Escreve Romano Guardini em "O Espírito da Liturgia" (p.40-41):
Não menos rico é o patrimônio de cultura da liturgia. Percebe-se o trabalho secular que nela depositou o melhor de seu bem. Plenitude da expressão verbal; variedade de idéias e conceitos; abundância como que arquitetônica de elementos de beleza, desde a brevidade dos versículos e a delicadeza finamente trabalhada das orações, até a artística estrutura das Horas do breviário ou da Santa Missa — e tudo isso culminando finalmente no conjunto do ano eclesiástico. Nesse complexo colaboram elementos de ordem ativa, narrativa e lírica. O estilo das diversas partes muda cada vez: a limpidez do Próprio do Tempo, a misteriosa riqueza do Ofício de Nossa Senhora, a graça dos ofícios das Virgens Mártires da Igreja primitiva. Aqui vem juntar-se todo o domínio do gesto e da ação litúrgicos, dos objetos do culto, dos vasos e das vestes sagradas, da arquitetura, da escultura e da pintura, da arte do canto e do órgão.

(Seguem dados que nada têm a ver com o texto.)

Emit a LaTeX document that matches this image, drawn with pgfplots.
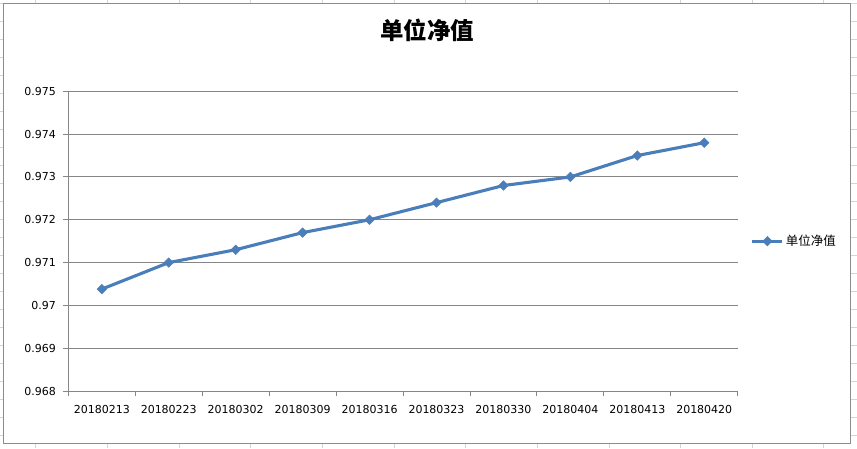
\documentclass[border=0pt]{standalone}
\usepackage{fontspec}
\setmainfont{DejaVu Sans}
\newfontfamily\cjk{Noto Sans CJK SC}
\usepackage{pgfplots}
\pgfplotsset{compat=1.18}

\definecolor{lineblue}{HTML}{4A7EBB}
\definecolor{axisgray}{HTML}{868686}
\definecolor{cellgray}{HTML}{D4D4D4}
\definecolor{framegray}{HTML}{8C8C8C}

\begin{document}
\begin{tikzpicture}
% spreadsheet behind the chart
\fill[white] (0pt,0pt) rectangle (857pt,448pt);
\foreach \x in {35.5,107.2,...,857} \draw[cellgray,line width=0.8pt] (\x pt,0pt) -- (\x pt,448pt);
\foreach \y in {445,427,...,0} \draw[cellgray,line width=0.8pt] (0pt,\y pt) -- (857pt,\y pt);
% chart area
\filldraw[fill=white,draw=framegray,line width=0.9pt] (3pt,5pt) rectangle (851pt,445pt);
\node[font=\cjk\bfseries\fontsize{23.5}{26}\selectfont] at (427pt,418pt) {单位净值};

\begin{axis}[
  at={(68pt,57pt)}, anchor=south west,
  scale only axis, width=670pt, height=300pt,
  xmin=-0.5, xmax=9.5,
  ymin=0.968, ymax=0.975,
  xtick={0,...,9},
  xticklabels={20180213,20180223,20180302,20180309,20180316,20180323,20180330,20180404,20180413,20180420},
  minor xtick={-0.5,0.5,...,9.5},
  ytick={0.968,0.969,0.970,0.971,0.972,0.973,0.974,0.975},
  yticklabels={0.968,0.969,0.97,0.971,0.972,0.973,0.974,0.975},
  axis x line*=bottom, axis y line*=left,
  axis line style={axisgray,line width=0.9pt,-},
  ymajorgrids=true, grid style={axisgray,line width=0.9pt},
  major x tick style={draw=none},
  minor x tick style={axisgray,line width=0.9pt},
  major y tick style={axisgray,line width=0.9pt},
  minor tick length=5pt, major tick length=5pt,
  tick align=outside,
  ticklabel style={font=\fontsize{11}{13}\selectfont, text=black},
  /pgf/number format/assume math mode=true,
  xticklabel style={yshift=-6pt},
  yticklabel style={xshift=-4pt},
  legend style={at={(1,0.5)}, anchor=west, xshift=13pt, draw=none, fill=none,
    font=\cjk\fontsize{12.5}{14}\selectfont, inner sep=0pt},
  legend cell align=left,
  legend image code/.code={
    \draw[#1, mark repeat=2, mark phase=2] plot coordinates {(0pt,0pt) (15pt,0pt) (30pt,0pt)};
  },
]
\addplot[color=lineblue, line width=3.1pt, mark=square*, mark size=3.4pt,
  mark options={fill=lineblue, draw=lineblue, line width=0.4pt, rotate=45}]
coordinates {
(0,0.97038)
(1,0.97100)
(2,0.97130)
(3,0.97170)
(4,0.97200)
(5,0.97240)
(6,0.97280)
(7,0.97300)
(8,0.97350)
(9,0.97380)
};
\legend{单位净值}
\end{axis}
\end{tikzpicture}
\end{document}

De tudo o que precede, depreende-se uma lição capital para a vida espiritual. É que a religião necessita da cultura. Por cultura entendemos aqui a síntese de todos os valores criados pelo esforço do homem e tendentes a formar e a ordenar a vida: ciência, arte, instituições sociais, etc. No nosso caso, a função da cultura é apossar-se do tesouro de verdades, instituições e atividades espirituais que Deus deu ao homem na Revelação, abri-las a todos por meio de um trabalho contínuo, extrair-lhes o conteúdo, pô-las em contacto com a variedade da vida. A cultura é incapaz de criar uma religião, mas fornece a esta o meio de desenvolver plenamente a sua abençoada eficácia. Tal é o sentido exato do antigo preceito: Philosophia micilla theologiae — a filosofia é a serva da teologia. Esse preceito é válido para toda cultura. A Igreja sempre regrou por ele a sua ação. Assim por exemplo, ela sabia perfeitamente o que fazia quando prescreveu e mesmo impôs à ordem de São Francisco, transbordante de forças e estímulos religiosos, a ciência, um certo nível de vida exterior, uma certa capacidade de aquisições materiais etc. Desse modo foram-lhe asseguradas as fundições de sanidade e fecundidade no decorrer do tempo. Homens isolados, pelo menos durante um curto período de entusiasmo, podem dispensar-se da cultura. É o que provam os começos das ordens eremíticas no Egito, os começos das ordens mendicantes, é o que provam os santos de todos os tempos. Mas a regra geral é que, para manter fecunda a vida espiritual é necessário um grau elevado de cultura. Desse modo ela conserva a sua mobilidade, limpidez e largueza de coração e se preserva dessas estreitezas e extravagâncias malsãs que frequentemente encontramos unidas à vida espiritual. A cultura dá à religião a possibilidade de se exprimir, ajuda-a a ver-se a si mesma com clareza, a distinguir o essencial do acessório, o meio do fim, o caminho do objetivo. A igreja sempre condenou toda iniciativa contra a ciência, a arte, a propriedade etc. A mesma Igreja que insistiu de modo tão forte sobre o “único necessário”, e que no ensino dos conselhos evangélicos tanto frisa o desprendimento e o sacrifício total em vista da salvação eterna, deseja que a vida espiritual permaneça impregnada do sal salubre da cultura nobre e verdadeira.